Body Diode Reliability of 4H-SiC MOSFETs as a Function of Epitaxial Process Parameter

• Published in: Diffusion and defect data. Solid state data. Pt. A, Defect and diffusion forum Vol. 434; pp. 7 - 13
• Main Authors: Maslougkas, Sotirios, Domeij, Martin, Justice, Joshua, Das, Hrishikesh, Pham, Thanh Toan, Kochoska, Sara, Franchi, Jimmy, Sunkari, Swapna
• Format: Journal Article
• Language: English
• Published: Zurich Trans Tech Publications Ltd 22.08.2024
• Subjects: Degradation; Drift; Epitaxy; Impact analysis; MOSFETs; Process parameters; Silicon carbide; Body Diode; Basal Plane Dislocation; Epitaxy; Pulsed Current; SiC MOSFET; Bipolar Degradation; RT p+ Implantation
• ISSN: 1012-0386; 1662-9507; 1662-9507
• DOI: 10.4028/p-wwb6HV

In this paper, the authors continue the experimental evaluation of bipolar degradation for different 1.2 kV SiC MOSFETs. All the devices are stressed by pulsed repetitive forward current through the body diode with current densities varying from 1000 A/cm2 up to 5000A/cm2. The 1.2 kV SiC MOSFETs are split into two major groups based on the differences in epitaxial material (Type A and Type B) that are subjected to the pulsed forward current stress through the body diode. Additionally, there is a third group with Type B epitaxial material, where p+ implantation process at different temperature is applied to evaluate potential impact on bipolar degradation.
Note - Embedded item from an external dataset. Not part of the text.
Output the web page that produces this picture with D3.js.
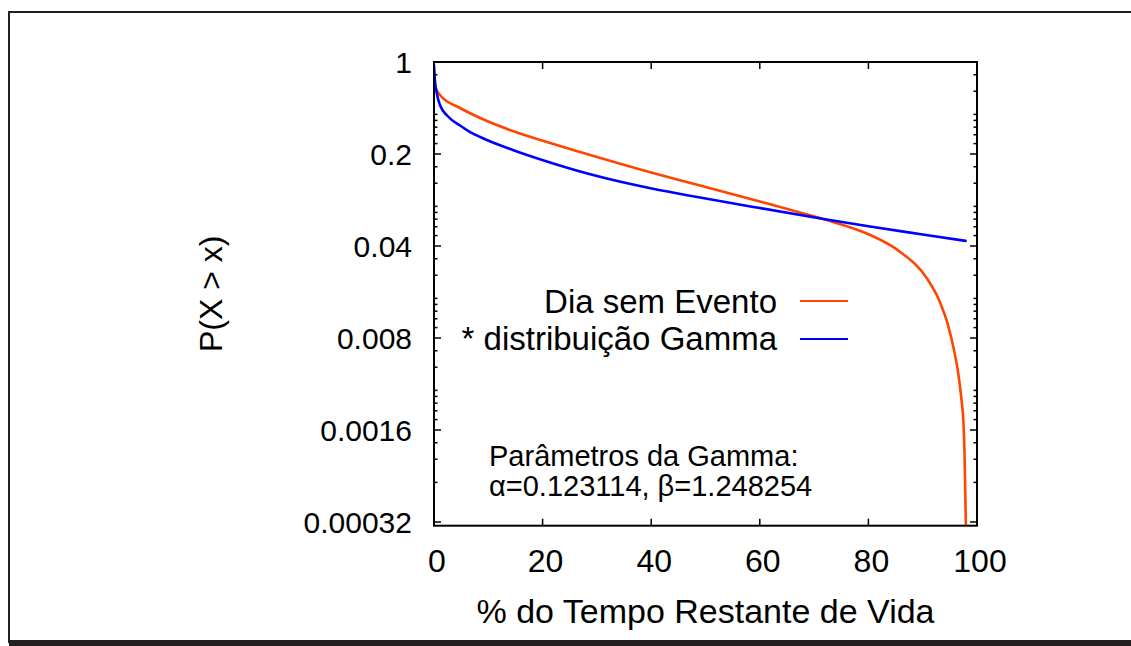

Devices are electrically characterized on the Keysight B1505A power device analyzer, both before and after stress testing to trace the drift in the electric parameters. Lastly, the drift in parameters observed in some of the devices, are additionally correlated by an electroluminescence (EL) and scanning acoustic tomography (SAT) analysis.